We categorize solution_count into three levels:

High (upper 25%)
Medium (50%, average)
Low (lower 25%)

based on the 25th and 75th percentiles, and then compute probabilities for both Scenario A and Scenario B.

Defining Categories

high_threshold_A <- quantile(data$solution_count, 0.75)
low_threshold_A <- quantile(data$solution_count, 0.25)

data <- data %>%
  mutate(solution_category_A = case_when(
    solution_count >= high_threshold_A ~ "High",
    solution_count <= low_threshold_A ~ "Low",
    TRUE ~ "Medium"
  ))

high_threshold_B <- quantile(valid_scenarioB$solution_count, 0.75)
low_threshold_B <- quantile(valid_scenarioB$solution_count, 0.25)

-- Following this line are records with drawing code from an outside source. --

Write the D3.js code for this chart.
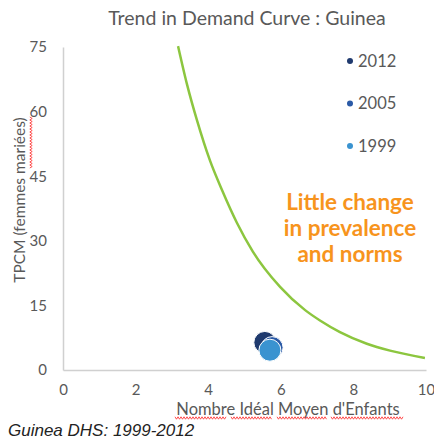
<!DOCTYPE html>
<html><head><meta charset="utf-8">
<script src="https://cdn.jsdelivr.net/npm/d3@7"></script>
<style>body{margin:0;background:#fff}svg{display:block}</style>
</head><body><svg id="c" width="434" height="439"></svg>
<script>
// Demand curve points
const curveX = [3.17, 3.42, 3.69, 4.05, 4.38, 4.79, 5.23, 5.98, 6.67, 7.08, 7.63, 8.37, 9.01, 9.97];
const curveY = [75.2, 66.2, 58.0, 48.6, 41.8, 34.2, 27.5, 19.3, 13.9, 11.5, 8.8, 6.1, 4.5, 2.8];
// Survey points
const years = ["2012", "2005", "1999"];
const idealKids = [5.56, 5.76, 5.70];
const tpcm = [6.4, 5.2, 4.6];
const dotColors = ["#1f3a6e", "#2b5aa6", "#3a93d0"];
const xTicks = [0, 2, 4, 6, 8, 10];
const yTicks = [0, 15, 30, 45, 60, 75];

const svg = d3.select("#c");
const x = d3.scaleLinear().domain([0, 10]).range([63, 426]);
const y = d3.scaleLinear().domain([0, 75]).range([370, 47]);
const grey = "#595959";
const font = "Lato, 'Open Sans', sans-serif";

// Title
svg.append("text").attr("x", 247).attr("y", 25).attr("text-anchor", "middle")
  .attr("font-family", font).attr("font-size", 19.5).attr("fill", grey)
  .text("Trend in Demand Curve : Guinea");

// Axes
const xAxis = svg.append("g").attr("transform", "translate(0,370)")
  .call(d3.axisBottom(x).tickValues(xTicks).tickSize(0).tickPadding(14));
const yAxis = svg.append("g").attr("transform", "translate(63,0)")
  .call(d3.axisLeft(y).tickValues(yTicks).tickSize(0).tickPadding(16));
[xAxis, yAxis].forEach(g => {
  g.select(".domain").attr("stroke", "#d0d0d0").attr("stroke-width", 1.5);
  g.selectAll("text").attr("font-family", font).attr("font-size", 15).attr("fill", grey);
});

// Axis titles
svg.append("text").attr("x", 288).attr("y", 415).attr("text-anchor", "middle")
  .attr("font-family", font).attr("font-size", 16.5).attr("fill", grey)
  .text("Nombre Idéal Moyen d'Enfants");
svg.append("text").attr("transform", "translate(25,200) rotate(-90)").attr("text-anchor", "middle")
  .attr("font-family", font).attr("font-size", 15.5).attr("fill", grey)
  .text("TPCM (femmes mariées)");

// spell-check wavy underlines
function wavy(x0, y0, len, vertical) {
  let d = "";
  for (let i = 0; i <= len; i += 1.5) {
    const o = (Math.round(i / 1.5) % 2 ? 1.2 : -1.2);
    d += (i === 0 ? "M" : "L") + (vertical ? (x0 + o) + "," + (y0 - i) : (x0 + i) + "," + (y0 + o));
  }
  return d;
}
[[175, 418, 52], [231, 418, 41], [277, 418, 50], [331, 418, 72]].forEach(s =>
  svg.append("path").attr("d", wavy(s[0], s[1], s[2], false)).attr("fill", "none")
    .attr("stroke", "#ff3b3b").attr("stroke-width", 0.9));
svg.append("path").attr("d", wavy(31, 168, 52, true)).attr("fill", "none")
  .attr("stroke", "#ff3b3b").attr("stroke-width", 0.9);

// Curve
const pts = curveX.map((v, i) => [v, curveY[i]]);
svg.append("path").datum(pts)
  .attr("d", d3.line().x(d => x(d[0])).y(d => y(d[1])).curve(d3.curveMonotoneX))
  .attr("fill", "none").attr("stroke", "#8cc63f").attr("stroke-width", 2.5);

// Dots
svg.append("g").selectAll("circle").data(years).join("circle")
  .attr("cx", (d, i) => x(idealKids[i])).attr("cy", (d, i) => y(tpcm[i]))
  .attr("r", 11).attr("fill", (d, i) => dotColors[i])
  .attr("stroke", "#fff").attr("stroke-width", 1);

// Legend
const lg = svg.append("g").selectAll("g").data(years).join("g")
  .attr("transform", (d, i) => `translate(350,${61 + i * 42.5})`);
lg.append("circle").attr("r", 3).attr("fill", (d, i) => dotColors[i]);
lg.append("text").attr("x", 8).attr("y", 5.5).attr("font-family", font)
  .attr("font-size", 16.5).attr("fill", grey).text(d => d);

// Annotation
const ann = ["Little change", "in prevalence", "and norms"];
svg.append("g").selectAll("text").data(ann).join("text")
  .attr("x", 350).attr("y", (d, i) => 210 + i * 26).attr("text-anchor", "middle")
  .attr("font-family", font).attr("font-weight", "bold").attr("font-size", 22.5)
  .attr("fill", "#f7941d").text(d => d);

// Source
svg.append("text").attr("x", 8).attr("y", 436)
  .attr("font-family", "'Liberation Sans', sans-serif").attr("font-style", "italic")
  .attr("font-size", 17).attr("fill", "#222").text("Guinea DHS: 1999-2012");
</script></body></html>
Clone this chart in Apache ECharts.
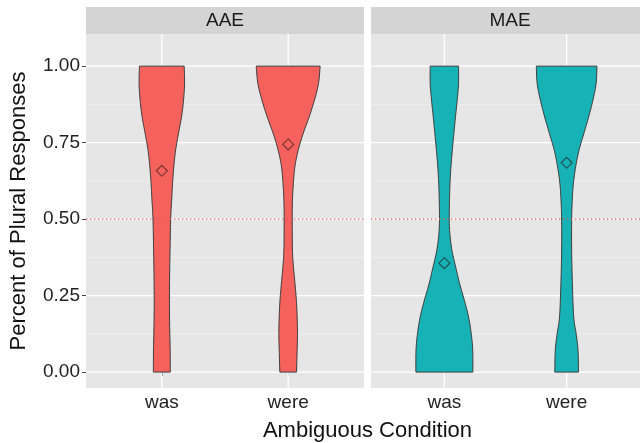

valid_scenarioB <- valid_scenarioB %>%
  mutate(solution_category_B = case_when(
    solution_count >= high_threshold_B ~ "High",
    solution_count <= low_threshold_B ~ "Low",
    TRUE ~ "Medium"
  ))

Calculating Probabilities

Scenario A Probability Analysis

probabilities_A <- data %>%
  group_by(solution_category_A) %>%
  summarise(count = n(), .groups = 'drop') %>%
  mutate(probability = count / sum(count))
probabilities_A

## # A tibble: 3 × 3
##   solution_category_A count probability
##   <chr>               <int>       <dbl>
## 1 High                 3156       0.251
## 2 Low                  3456       0.275
## 3 Medium               5976       0.475

Scenario B Probability Analysis

probabilities_B <- valid_scenarioB %>%
  group_by(solution_category_B) %>%
  summarise(count = n(), .groups = 'drop') %>%
  mutate(probability = count / sum(count))
probabilities_B

## # A tibble: 3 × 3
##   solution_category_B count probability
##   <chr>               <int>       <dbl>
## 1 High                   99       0.253
## 2 Low                   126       0.321
## 3 Medium                167       0.426

Visualizing Probabilities

Note that HIGH would mean “easy” in this case.

Conclusion

Scenario B’s constraints reduce the solvability of the puzzle compared to Scenario A, as evident in the increased proportion of Low solution counts. Clearly, the placement of pins has a significant impact on the puzzle’s solvability, more so positively in an unconstrained environment.